Perhaps the most basic reason the discrete Fourier basis is important is that it is an eigenbasis for the shift operator $S:\mathbb{C}^N \to \mathbb{C}^N$ which maps $\begin{bmatrix} x_0 \\ x_1 \\ x_2 \\ \vdots \\ x_{N-1} \end{bmatrix}$ to $\begin{bmatrix} x_{N-1} \\ x_0 \\ x_1 \\ \vdots \\ x_{N-2} \end{bmatrix}$.

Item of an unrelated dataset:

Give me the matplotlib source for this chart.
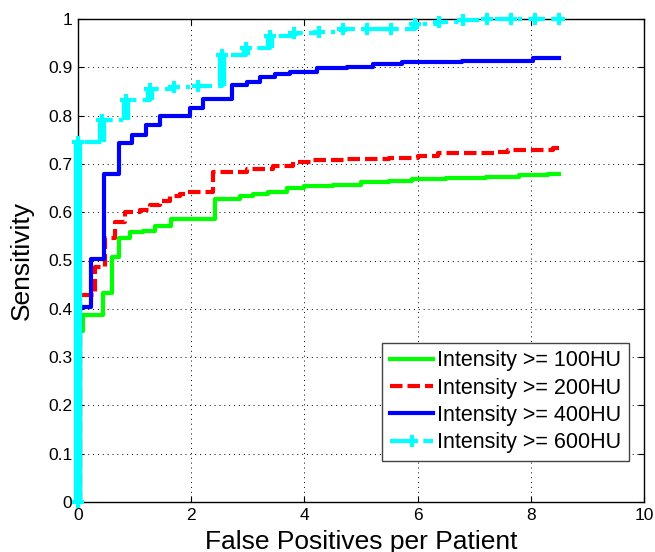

For example, one of the (unnormalized) discrete Fourier basis vectors is $v_1 = \begin{bmatrix} 1 \\ \omega \\ \omega^2 \\ \vdots \\ \omega^{N-1} \end{bmatrix}$, where $\omega = e^{\frac{2 \pi i}{N}}$ is an $N$th root of unity. What happens when you apply $S$ to $v_1$? You get \begin{align*} S v_1 &= \begin{bmatrix} \omega^{N-1} \\ 1 \\ \omega \\ \omega^2 \\ \vdots \\ \omega^{N-2} \end{bmatrix} \\ &= \frac{1}{\omega} v_1 \\ &=\bar{\omega} \,v_1. \end{align*} This shows that $v_1$ is an eigenvector of $S$, with eigenvalue $\frac{1}{\omega} = \bar{\omega}$. You can show similarly that the other discrete Fourier basis vectors are also eigenvectors of $S$, and you will find that the eigenvalue of the $k$th discrete Fourier basis vector is \begin{align*} \lambda_k &= \frac{1}{\omega^k} \\ &= \bar{\omega}^k \\ &= e^{\frac{- 2 \pi i k }{N}}. \end{align*}
It follows that the discrete Fourier basis vectors are also eigenvectors of $S^m$, and the $k$th eigenvalue is $\lambda_k^m = e^{\frac{- 2 \pi i m k }{N}}$.
Suppose the discrete Fourier transform of $x \in \mathbb{C}^N$ is $c$, so that \begin{equation} x = \sum_{k=0}^{N-1} c_k v_k. \end{equation} ($v_k$ is the $k$th discrete Fourier basis vector.) Then \begin{align*} S^m x &= \sum_{k=0}^{N-1} S^m c_k v_k \\ &= \sum_{k=0}^{N-1} c_k S^m v_k \\ &= \sum_{k=0}^{N-1} c_k \lambda_k^m v_k \\ \end{align*} which shows that the $k$th Fourier coefficient of $Sx$ is \begin{align*} \lambda_k^m c_k &=e^{\frac{-2\pi i m k}{N}} c_k. \end{align*} This is what we wanted to show.